-- Start of PROVIDED DATA --

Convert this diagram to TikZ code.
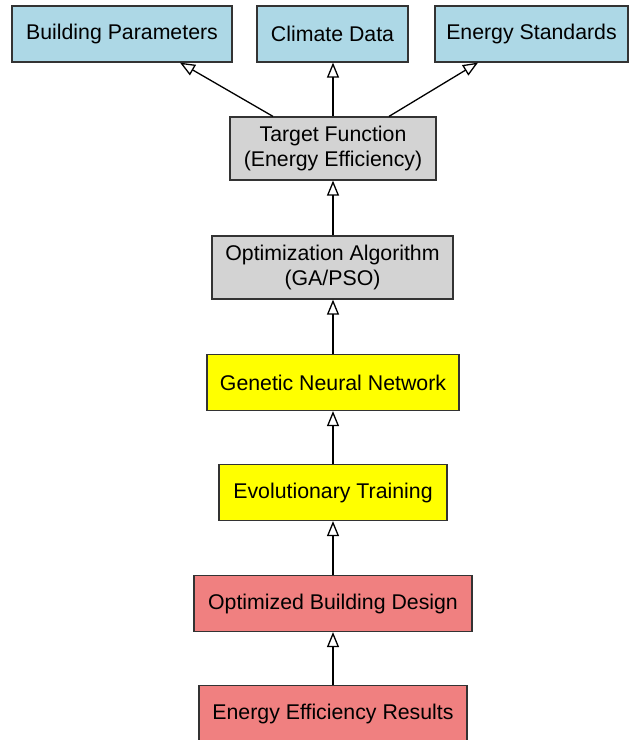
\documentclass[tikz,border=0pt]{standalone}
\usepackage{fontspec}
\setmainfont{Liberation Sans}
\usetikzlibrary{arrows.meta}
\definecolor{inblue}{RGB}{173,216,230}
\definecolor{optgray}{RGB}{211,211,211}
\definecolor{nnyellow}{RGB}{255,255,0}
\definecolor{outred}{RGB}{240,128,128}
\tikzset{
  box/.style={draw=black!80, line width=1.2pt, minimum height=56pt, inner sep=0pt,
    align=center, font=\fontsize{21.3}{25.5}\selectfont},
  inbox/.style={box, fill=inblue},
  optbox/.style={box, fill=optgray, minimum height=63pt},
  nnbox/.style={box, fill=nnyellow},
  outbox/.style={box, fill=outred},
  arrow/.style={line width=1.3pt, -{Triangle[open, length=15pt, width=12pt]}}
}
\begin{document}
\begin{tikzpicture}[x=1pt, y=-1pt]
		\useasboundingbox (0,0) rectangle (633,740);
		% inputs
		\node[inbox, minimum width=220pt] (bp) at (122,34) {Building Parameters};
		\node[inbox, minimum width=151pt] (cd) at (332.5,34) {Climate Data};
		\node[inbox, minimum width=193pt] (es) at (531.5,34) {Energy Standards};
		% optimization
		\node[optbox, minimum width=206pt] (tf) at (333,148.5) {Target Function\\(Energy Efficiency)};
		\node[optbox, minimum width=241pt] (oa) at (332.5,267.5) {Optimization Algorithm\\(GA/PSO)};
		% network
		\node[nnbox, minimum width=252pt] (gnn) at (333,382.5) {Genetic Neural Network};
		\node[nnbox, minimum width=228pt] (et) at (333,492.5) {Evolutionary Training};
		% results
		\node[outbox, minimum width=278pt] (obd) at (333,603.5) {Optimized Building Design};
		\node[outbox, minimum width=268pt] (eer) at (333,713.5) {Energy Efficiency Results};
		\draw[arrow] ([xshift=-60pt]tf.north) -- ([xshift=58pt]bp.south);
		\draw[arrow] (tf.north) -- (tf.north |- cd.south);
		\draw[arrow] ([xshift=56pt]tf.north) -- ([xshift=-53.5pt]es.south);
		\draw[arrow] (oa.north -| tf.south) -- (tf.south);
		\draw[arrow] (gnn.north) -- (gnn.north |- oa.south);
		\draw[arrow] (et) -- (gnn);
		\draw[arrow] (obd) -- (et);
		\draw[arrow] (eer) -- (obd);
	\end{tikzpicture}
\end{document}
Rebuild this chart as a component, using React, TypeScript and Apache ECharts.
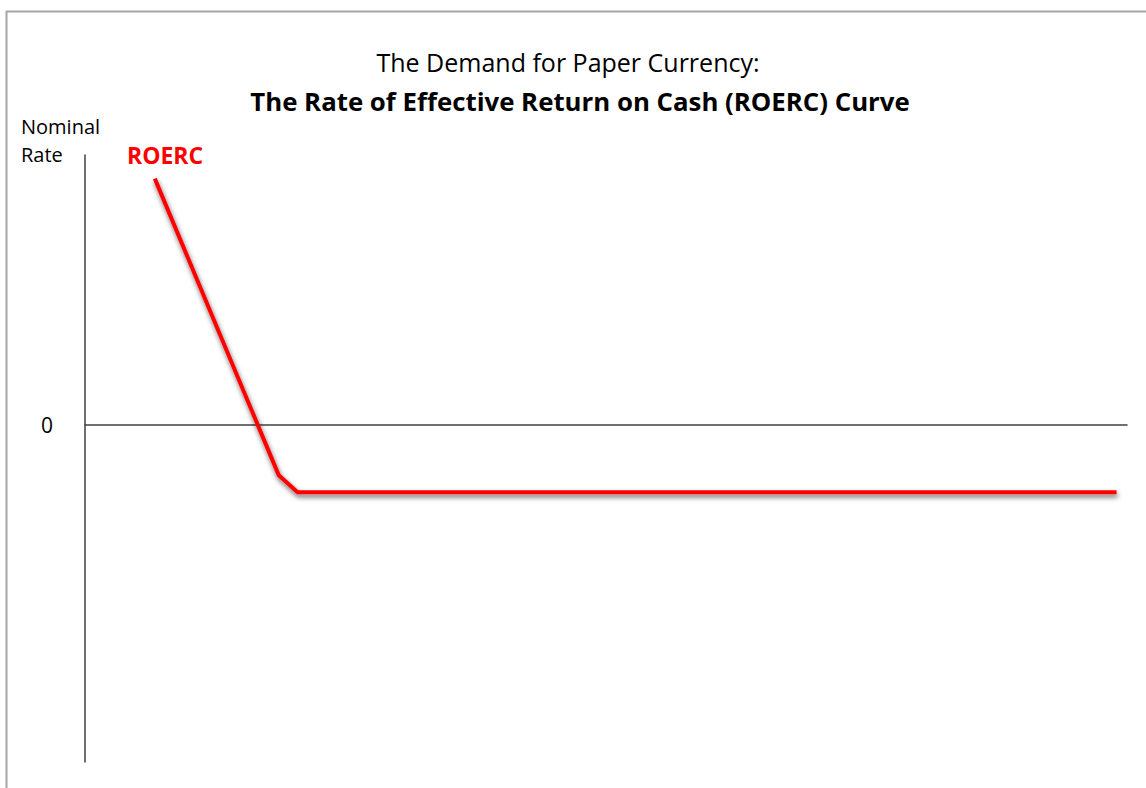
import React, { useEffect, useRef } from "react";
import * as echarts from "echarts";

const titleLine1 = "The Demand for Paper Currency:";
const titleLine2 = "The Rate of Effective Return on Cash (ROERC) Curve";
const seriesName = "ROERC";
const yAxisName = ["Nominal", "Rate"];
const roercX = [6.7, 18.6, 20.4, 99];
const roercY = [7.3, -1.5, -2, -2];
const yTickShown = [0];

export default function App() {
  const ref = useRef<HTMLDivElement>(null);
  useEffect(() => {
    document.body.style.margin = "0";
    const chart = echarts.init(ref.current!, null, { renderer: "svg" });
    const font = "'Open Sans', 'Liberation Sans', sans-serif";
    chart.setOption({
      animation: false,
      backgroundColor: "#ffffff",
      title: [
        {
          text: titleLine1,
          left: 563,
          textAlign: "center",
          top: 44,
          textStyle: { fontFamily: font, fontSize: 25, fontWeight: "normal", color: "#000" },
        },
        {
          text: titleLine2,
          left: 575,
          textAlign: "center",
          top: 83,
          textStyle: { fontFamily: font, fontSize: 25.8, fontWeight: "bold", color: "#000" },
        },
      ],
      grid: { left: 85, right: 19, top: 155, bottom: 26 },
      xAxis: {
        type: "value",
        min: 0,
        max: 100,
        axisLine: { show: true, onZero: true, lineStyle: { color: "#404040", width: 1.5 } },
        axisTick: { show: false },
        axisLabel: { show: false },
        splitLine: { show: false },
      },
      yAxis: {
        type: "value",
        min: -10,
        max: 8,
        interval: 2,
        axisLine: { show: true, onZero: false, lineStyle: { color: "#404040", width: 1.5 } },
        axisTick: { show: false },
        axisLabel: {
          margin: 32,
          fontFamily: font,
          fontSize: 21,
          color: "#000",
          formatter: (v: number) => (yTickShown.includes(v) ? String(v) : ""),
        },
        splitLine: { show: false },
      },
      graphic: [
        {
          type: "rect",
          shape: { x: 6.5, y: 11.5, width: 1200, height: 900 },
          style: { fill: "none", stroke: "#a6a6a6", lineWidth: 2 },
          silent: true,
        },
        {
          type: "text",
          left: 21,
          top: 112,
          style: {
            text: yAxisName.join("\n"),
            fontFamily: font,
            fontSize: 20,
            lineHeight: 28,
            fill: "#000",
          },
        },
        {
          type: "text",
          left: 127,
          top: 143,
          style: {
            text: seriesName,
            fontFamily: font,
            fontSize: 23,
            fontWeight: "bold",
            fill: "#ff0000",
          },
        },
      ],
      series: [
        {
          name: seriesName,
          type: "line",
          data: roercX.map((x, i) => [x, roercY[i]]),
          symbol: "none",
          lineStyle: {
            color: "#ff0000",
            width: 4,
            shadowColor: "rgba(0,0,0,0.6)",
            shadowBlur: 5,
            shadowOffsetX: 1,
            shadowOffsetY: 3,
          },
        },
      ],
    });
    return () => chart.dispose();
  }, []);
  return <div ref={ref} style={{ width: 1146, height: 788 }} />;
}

-- End of PROVIDED DATA --
-- Start of PROVIDED DATA --

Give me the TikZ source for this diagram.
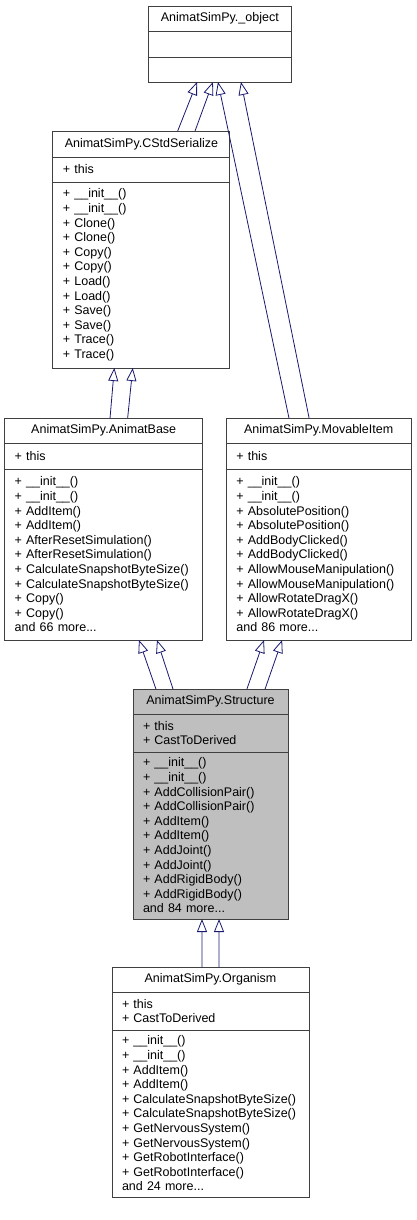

-- End of PROVIDED DATA --

## WHAT THIS TASK INVOLVES
Using the listing, copy every line where the word "diagram" shows up.

## IN RESPONSE
Convert this diagram to TikZ code.
Give me the TikZ source for this diagram.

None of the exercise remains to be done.